Did you watch TESOL International Association’s coffee chat, A Cup of Coffee with TESOL Experts: Giving Feedback? If you missed it, don’t worry—we’ve got you covered. Here are some key takeaways.
Providing effective feedback in online learning environments
In this webinar, the expert panelists discussed the following question: how can we provide effective feedback in online learning environments? According to the panel of experts, effective online feedback needs to be timely, positive, constructive, specific, and clear.
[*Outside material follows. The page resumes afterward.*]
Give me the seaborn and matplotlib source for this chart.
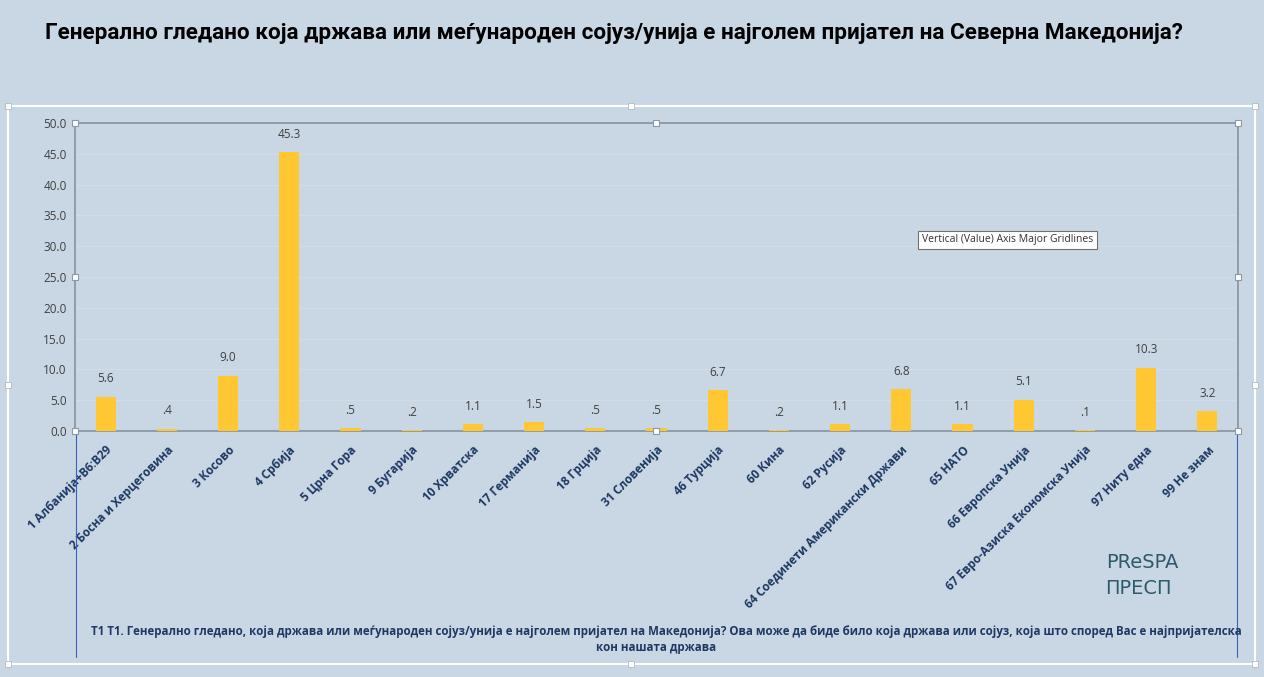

Effective online feedback needs to be timely
Students need to know when they can expect feedback and it should be provided to them on a regular basis. Make time for giving your students feedback and build it into your schedule so it becomes part of your routine. For oral assignments, it’s important to give corrective feedback in the moment. For written assignments, feedback doesn’t have to be given right away, but it’s not effective if it’s given weeks after an assignment was due. Plus, if your lessons and assignments build on each other, it’s important to give feedback before the next task.
"A safe environment helps students become better learners."
Effective online feedback needs to be positive and constructive
It’s important for students to receive both positive and constructive feedback. First, highlight the positive. Let them know when they’ve done something well and that you appreciate the effort they’ve made. After you’ve provided them with a positive comment, then you can offer them constructive feedback.
"If you exhibit self correction, that's only going to encourage them to do the same."
Effective online feedback needs to be specific and clear
Lastly, effective online feedback should be specific and clear. There are a variety of ways that you can provide helpful feedback: you can offer an explicit correction; you can pinpoint an error and encourage the student to self-correct; or you can make suggestions and provide multiple options for correction. In an online environment especially, a student might find a quick recorded video with your feedback meaningful. If you teach a group of students, you can also provide collective feedback to the entire class through a video or a post with a list of common mistakes. You don’t have to be the only one who gives feedback either—you can have your students provide feedback for each other too!